Candidates who ran positive ad campaigns also appear to have exited their races with higher favorability ratings than their negative counterparts. Looking at final polls conducted by Public Policy Polling and Rasmussen on these same Senate races, only Brown, Warren, Kaine, Heidi Heitkamp, Jon Tester and Rick Berg could boast favorability ratings over 50 percent in the final days of the campaign. Brown was even shown with a favorability rating of 58 percent in a post-election WBUR poll. Brown, Warren, Heitkamp and Kaine were notably four of few candidates examined here who kept their message largely positive.
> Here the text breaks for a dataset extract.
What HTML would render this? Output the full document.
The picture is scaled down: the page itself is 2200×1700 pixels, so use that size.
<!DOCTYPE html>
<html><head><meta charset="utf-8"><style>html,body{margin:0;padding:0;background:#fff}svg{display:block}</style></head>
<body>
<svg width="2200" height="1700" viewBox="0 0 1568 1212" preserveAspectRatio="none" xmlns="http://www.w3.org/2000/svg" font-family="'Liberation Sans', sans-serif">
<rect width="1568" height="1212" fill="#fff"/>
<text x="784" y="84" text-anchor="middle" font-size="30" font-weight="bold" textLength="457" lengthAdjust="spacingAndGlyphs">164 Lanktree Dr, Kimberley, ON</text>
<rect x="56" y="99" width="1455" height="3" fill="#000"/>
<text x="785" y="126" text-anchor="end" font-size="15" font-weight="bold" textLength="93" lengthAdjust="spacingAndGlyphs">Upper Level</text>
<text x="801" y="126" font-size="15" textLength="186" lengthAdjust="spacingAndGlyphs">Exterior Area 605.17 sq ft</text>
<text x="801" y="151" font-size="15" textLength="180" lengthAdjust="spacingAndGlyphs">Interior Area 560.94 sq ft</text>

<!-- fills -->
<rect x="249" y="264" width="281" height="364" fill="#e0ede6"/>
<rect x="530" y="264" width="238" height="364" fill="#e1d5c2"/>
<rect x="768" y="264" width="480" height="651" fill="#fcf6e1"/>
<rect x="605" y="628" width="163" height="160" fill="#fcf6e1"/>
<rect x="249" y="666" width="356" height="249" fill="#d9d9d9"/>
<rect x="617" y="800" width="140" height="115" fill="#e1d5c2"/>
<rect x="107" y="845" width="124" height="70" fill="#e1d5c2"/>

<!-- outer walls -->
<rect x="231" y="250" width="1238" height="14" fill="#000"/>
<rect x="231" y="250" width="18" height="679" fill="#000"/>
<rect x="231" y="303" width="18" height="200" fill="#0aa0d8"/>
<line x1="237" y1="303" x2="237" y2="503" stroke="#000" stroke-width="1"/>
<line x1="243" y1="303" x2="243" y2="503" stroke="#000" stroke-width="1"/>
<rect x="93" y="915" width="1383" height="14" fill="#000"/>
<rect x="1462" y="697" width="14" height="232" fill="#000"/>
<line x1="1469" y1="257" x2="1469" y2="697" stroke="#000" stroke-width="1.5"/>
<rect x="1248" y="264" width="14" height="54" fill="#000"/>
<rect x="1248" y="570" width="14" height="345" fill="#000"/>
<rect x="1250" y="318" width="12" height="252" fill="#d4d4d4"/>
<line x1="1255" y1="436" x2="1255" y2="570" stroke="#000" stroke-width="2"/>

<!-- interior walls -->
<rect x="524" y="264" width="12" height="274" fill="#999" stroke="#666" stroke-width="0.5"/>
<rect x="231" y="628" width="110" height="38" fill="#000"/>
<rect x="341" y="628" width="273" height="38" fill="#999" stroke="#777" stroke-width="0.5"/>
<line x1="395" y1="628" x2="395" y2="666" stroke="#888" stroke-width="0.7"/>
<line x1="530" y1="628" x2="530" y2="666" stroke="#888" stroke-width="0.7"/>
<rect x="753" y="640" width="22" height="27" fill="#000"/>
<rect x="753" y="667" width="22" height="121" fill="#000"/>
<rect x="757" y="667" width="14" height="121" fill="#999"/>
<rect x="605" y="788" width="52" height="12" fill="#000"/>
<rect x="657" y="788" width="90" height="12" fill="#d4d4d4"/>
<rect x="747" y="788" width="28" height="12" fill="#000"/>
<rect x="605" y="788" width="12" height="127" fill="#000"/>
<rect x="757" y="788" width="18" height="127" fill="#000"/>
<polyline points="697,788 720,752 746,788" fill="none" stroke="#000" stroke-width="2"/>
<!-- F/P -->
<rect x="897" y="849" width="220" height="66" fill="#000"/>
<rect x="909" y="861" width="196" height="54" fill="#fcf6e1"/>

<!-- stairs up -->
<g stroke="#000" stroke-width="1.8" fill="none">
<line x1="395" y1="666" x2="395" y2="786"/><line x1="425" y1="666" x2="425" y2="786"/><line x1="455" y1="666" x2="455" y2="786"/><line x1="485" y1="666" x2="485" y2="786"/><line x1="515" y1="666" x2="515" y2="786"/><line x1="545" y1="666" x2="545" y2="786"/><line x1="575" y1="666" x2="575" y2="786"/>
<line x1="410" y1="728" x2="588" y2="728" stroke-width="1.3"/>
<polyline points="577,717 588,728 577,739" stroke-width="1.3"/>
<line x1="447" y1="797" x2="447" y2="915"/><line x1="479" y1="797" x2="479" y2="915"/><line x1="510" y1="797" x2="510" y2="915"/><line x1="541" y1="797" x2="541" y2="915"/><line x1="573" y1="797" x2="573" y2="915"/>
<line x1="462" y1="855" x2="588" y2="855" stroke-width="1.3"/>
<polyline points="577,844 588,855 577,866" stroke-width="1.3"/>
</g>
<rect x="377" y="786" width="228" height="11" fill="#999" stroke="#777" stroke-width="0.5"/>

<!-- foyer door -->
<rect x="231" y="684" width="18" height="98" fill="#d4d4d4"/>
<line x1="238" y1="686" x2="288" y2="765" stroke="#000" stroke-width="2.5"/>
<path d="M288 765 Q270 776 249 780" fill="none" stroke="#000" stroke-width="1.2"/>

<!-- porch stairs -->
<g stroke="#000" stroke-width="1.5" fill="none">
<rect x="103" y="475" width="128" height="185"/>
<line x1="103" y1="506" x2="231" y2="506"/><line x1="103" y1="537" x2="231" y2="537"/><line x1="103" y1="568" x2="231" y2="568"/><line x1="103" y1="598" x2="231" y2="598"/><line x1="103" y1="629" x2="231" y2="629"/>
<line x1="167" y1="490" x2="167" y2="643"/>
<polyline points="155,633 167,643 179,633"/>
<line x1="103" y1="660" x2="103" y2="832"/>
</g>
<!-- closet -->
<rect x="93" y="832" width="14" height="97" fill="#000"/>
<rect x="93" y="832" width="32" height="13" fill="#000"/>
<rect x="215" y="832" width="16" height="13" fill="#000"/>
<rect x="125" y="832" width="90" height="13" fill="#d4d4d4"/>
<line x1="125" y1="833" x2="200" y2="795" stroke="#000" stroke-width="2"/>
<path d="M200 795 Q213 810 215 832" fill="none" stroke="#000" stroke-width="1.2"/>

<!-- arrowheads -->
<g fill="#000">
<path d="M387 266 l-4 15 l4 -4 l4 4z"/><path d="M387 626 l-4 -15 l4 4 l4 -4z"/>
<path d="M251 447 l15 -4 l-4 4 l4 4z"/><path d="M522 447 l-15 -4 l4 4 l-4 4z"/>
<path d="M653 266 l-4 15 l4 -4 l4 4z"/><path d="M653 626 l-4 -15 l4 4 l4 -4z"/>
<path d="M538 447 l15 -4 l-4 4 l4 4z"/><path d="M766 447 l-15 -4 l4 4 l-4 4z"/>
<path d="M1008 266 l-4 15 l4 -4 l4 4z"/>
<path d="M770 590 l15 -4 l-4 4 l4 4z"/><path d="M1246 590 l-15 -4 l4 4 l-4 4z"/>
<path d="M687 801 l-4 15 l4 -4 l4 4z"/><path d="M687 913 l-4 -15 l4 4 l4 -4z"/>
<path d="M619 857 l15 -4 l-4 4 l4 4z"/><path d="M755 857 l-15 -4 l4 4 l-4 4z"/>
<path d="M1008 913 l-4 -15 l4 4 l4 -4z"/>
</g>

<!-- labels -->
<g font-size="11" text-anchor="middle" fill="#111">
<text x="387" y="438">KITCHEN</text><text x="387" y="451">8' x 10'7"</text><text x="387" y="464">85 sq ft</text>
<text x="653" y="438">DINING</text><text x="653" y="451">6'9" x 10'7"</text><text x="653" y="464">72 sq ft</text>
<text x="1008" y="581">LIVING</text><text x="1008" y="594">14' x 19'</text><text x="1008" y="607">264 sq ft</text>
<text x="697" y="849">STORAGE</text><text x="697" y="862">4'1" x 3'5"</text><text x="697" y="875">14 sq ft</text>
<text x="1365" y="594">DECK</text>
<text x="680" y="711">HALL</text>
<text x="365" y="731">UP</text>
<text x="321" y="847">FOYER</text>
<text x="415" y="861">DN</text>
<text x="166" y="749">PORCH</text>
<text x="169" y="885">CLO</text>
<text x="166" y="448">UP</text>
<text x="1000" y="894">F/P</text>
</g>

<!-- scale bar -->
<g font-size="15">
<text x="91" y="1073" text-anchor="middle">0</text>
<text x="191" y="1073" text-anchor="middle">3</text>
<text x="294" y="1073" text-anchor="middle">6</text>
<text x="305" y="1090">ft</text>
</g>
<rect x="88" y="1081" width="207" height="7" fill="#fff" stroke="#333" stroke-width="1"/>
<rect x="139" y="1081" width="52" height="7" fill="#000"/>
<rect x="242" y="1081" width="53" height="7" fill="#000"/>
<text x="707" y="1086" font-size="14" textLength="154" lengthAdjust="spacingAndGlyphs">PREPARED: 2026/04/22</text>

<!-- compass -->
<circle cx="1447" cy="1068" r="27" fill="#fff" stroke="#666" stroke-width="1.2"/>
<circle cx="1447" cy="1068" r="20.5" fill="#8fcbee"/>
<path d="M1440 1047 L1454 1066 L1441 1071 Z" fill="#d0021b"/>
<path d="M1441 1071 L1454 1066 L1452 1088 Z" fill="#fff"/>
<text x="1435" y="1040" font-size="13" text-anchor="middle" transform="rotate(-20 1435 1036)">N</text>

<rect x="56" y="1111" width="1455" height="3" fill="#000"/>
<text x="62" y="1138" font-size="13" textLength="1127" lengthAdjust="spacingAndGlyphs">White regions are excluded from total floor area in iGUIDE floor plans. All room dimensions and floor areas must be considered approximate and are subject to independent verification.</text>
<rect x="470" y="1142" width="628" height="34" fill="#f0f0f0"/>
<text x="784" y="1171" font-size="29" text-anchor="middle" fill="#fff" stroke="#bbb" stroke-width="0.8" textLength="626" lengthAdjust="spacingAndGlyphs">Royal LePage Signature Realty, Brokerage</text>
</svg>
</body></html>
It seems possible, but unlikely, that this is purely a coincidence.

I prefer academic research when it comes to issues of what's effective and what isn't in terms of ad effectiveness.

And the academic research says, yes,  negative ads are effective and provide voters a service in that in it disseminates information to voters they may not have had before.

There are, however, a few caveats: in order to be effective and viewed as fair by the voters the information must be recent, salient to the race and the voters, and, interestingly  performed in moderation:

The findings reveal that students were most likely to vote for the sponsoring candidate when the ad was viewed only three times and least likely when they were exposed to the ad five times.

In another test, 306 university students viewed advertisements for unknown candidates during a 30-minute television program, with varying time intervals between ad repetitions.

Participants then filled out questionnaires to evaluate the sponsor and the attacked candidates as well as the likelihood of voting for them.

The results showed that larger time intervals between repetitions of the ad boost the evaluation of the sponsoring candidate and disfavor the evaluation of the target candidate.

The results stayed the same even with increased repetition.

Essentially: keep it relevant to the voters.